§ Data lines
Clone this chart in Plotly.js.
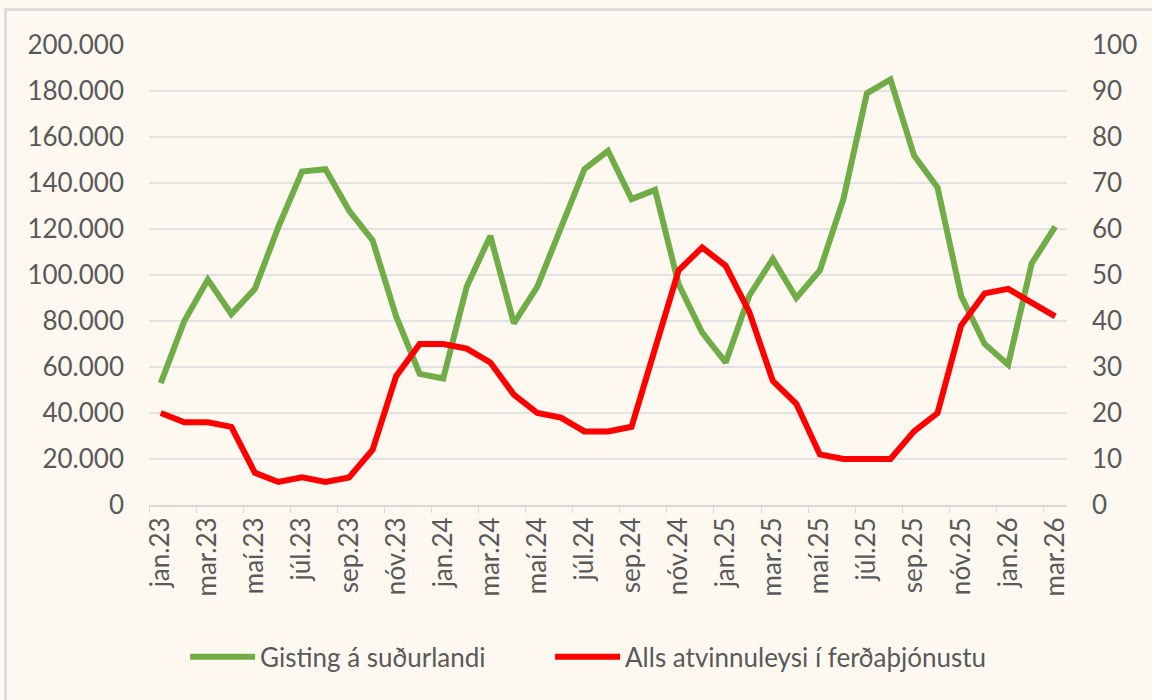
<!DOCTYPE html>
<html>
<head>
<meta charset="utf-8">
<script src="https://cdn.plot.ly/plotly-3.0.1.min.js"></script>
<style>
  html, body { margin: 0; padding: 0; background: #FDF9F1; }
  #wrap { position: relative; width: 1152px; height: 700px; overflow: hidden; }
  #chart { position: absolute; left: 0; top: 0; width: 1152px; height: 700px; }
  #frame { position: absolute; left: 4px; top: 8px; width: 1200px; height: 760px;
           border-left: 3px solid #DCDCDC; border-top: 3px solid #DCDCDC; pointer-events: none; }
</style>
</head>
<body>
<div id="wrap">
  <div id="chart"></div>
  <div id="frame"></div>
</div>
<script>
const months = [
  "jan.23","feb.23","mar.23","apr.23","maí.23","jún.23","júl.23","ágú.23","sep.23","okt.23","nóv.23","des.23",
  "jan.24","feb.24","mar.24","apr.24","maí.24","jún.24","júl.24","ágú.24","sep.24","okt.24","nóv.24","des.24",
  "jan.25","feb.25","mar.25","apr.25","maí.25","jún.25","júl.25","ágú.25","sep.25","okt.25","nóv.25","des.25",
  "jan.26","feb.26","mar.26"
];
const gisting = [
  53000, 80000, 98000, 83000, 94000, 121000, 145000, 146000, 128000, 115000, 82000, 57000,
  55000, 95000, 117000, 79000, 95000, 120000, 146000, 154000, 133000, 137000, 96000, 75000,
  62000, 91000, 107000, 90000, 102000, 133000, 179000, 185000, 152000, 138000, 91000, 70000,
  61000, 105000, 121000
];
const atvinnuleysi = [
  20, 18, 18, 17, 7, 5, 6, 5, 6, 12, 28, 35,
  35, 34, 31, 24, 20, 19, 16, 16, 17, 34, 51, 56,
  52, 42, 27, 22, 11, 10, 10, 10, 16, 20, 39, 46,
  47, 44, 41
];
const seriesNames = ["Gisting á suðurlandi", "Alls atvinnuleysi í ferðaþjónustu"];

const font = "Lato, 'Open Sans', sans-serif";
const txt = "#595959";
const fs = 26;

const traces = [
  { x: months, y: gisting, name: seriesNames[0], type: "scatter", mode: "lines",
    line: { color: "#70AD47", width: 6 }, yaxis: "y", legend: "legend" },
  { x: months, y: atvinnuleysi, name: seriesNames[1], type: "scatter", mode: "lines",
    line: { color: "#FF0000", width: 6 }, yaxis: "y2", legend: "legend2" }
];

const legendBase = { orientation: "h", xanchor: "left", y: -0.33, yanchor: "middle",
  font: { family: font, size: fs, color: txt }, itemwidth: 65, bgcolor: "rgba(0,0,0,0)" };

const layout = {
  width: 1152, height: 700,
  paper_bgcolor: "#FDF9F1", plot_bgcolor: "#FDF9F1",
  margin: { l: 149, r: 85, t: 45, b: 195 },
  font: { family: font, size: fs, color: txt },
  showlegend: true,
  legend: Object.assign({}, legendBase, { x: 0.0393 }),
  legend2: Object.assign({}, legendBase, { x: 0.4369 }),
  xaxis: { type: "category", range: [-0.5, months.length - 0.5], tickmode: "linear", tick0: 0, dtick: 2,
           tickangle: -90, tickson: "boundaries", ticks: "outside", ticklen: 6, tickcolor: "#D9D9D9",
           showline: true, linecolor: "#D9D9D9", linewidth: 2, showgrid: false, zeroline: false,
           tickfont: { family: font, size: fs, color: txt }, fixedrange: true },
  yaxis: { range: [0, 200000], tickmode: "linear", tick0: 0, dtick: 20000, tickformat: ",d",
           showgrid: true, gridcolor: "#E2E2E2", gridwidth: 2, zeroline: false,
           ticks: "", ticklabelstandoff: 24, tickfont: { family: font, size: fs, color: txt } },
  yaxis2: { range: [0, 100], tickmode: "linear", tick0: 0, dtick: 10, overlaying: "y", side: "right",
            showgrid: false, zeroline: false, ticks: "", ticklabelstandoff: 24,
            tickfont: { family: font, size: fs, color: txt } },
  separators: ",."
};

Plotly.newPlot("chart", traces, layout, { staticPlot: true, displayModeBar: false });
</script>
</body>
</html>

§ Instructions to follow
Restate the full listing verbatim and drop every picture.

§ Worked solution
Clone this chart in Plotly.js.
<!DOCTYPE html>
<html>
<head>
<meta charset="utf-8">
<script src="https://cdn.plot.ly/plotly-3.0.1.min.js"></script>
<style>
  html, body { margin: 0; padding: 0; background: #FDF9F1; }
  #wrap { position: relative; width: 1152px; height: 700px; overflow: hidden; }
  #chart { position: absolute; left: 0; top: 0; width: 1152px; height: 700px; }
  #frame { position: absolute; left: 4px; top: 8px; width: 1200px; height: 760px;
           border-left: 3px solid #DCDCDC; border-top: 3px solid #DCDCDC; pointer-events: none; }
</style>
</head>
<body>
<div id="wrap">
  <div id="chart"></div>
  <div id="frame"></div>
</div>
<script>
const months = [
  "jan.23","feb.23","mar.23","apr.23","maí.23","jún.23","júl.23","ágú.23","sep.23","okt.23","nóv.23","des.23",
  "jan.24","feb.24","mar.24","apr.24","maí.24","jún.24","júl.24","ágú.24","sep.24","okt.24","nóv.24","des.24",
  "jan.25","feb.25","mar.25","apr.25","maí.25","jún.25","júl.25","ágú.25","sep.25","okt.25","nóv.25","des.25",
  "jan.26","feb.26","mar.26"
];
const gisting = [
  53000, 80000, 98000, 83000, 94000, 121000, 145000, 146000, 128000, 115000, 82000, 57000,
  55000, 95000, 117000, 79000, 95000, 120000, 146000, 154000, 133000, 137000, 96000, 75000,
  62000, 91000, 107000, 90000, 102000, 133000, 179000, 185000, 152000, 138000, 91000, 70000,
  61000, 105000, 121000
];
const atvinnuleysi = [
  20, 18, 18, 17, 7, 5, 6, 5, 6, 12, 28, 35,
  35, 34, 31, 24, 20, 19, 16, 16, 17, 34, 51, 56,
  52, 42, 27, 22, 11, 10, 10, 10, 16, 20, 39, 46,
  47, 44, 41
];
const seriesNames = ["Gisting á suðurlandi", "Alls atvinnuleysi í ferðaþjónustu"];

const font = "Lato, 'Open Sans', sans-serif";
const txt = "#595959";
const fs = 26;

const traces = [
  { x: months, y: gisting, name: seriesNames[0], type: "scatter", mode: "lines",
    line: { color: "#70AD47", width: 6 }, yaxis: "y", legend: "legend" },
  { x: months, y: atvinnuleysi, name: seriesNames[1], type: "scatter", mode: "lines",
    line: { color: "#FF0000", width: 6 }, yaxis: "y2", legend: "legend2" }
];

const legendBase = { orientation: "h", xanchor: "left", y: -0.33, yanchor: "middle",
  font: { family: font, size: fs, color: txt }, itemwidth: 65, bgcolor: "rgba(0,0,0,0)" };

const layout = {
  width: 1152, height: 700,
  paper_bgcolor: "#FDF9F1", plot_bgcolor: "#FDF9F1",
  margin: { l: 149, r: 85, t: 45, b: 195 },
  font: { family: font, size: fs, color: txt },
  showlegend: true,
  legend: Object.assign({}, legendBase, { x: 0.0393 }),
  legend2: Object.assign({}, legendBase, { x: 0.4369 }),
  xaxis: { type: "category", range: [-0.5, months.length - 0.5], tickmode: "linear", tick0: 0, dtick: 2,
           tickangle: -90, tickson: "boundaries", ticks: "outside", ticklen: 6, tickcolor: "#D9D9D9",
           showline: true, linecolor: "#D9D9D9", linewidth: 2, showgrid: false, zeroline: false,
           tickfont: { family: font, size: fs, color: txt }, fixedrange: true },
  yaxis: { range: [0, 200000], tickmode: "linear", tick0: 0, dtick: 20000, tickformat: ",d",
           showgrid: true, gridcolor: "#E2E2E2", gridwidth: 2, zeroline: false,
           ticks: "", ticklabelstandoff: 24, tickfont: { family: font, size: fs, color: txt } },
  yaxis2: { range: [0, 100], tickmode: "linear", tick0: 0, dtick: 10, overlaying: "y", side: "right",
            showgrid: false, zeroline: false, ticks: "", ticklabelstandoff: 24,
            tickfont: { family: font, size: fs, color: txt } },
  separators: ",."
};

Plotly.newPlot("chart", traces, layout, { staticPlot: true, displayModeBar: false });
</script>
</body>
</html>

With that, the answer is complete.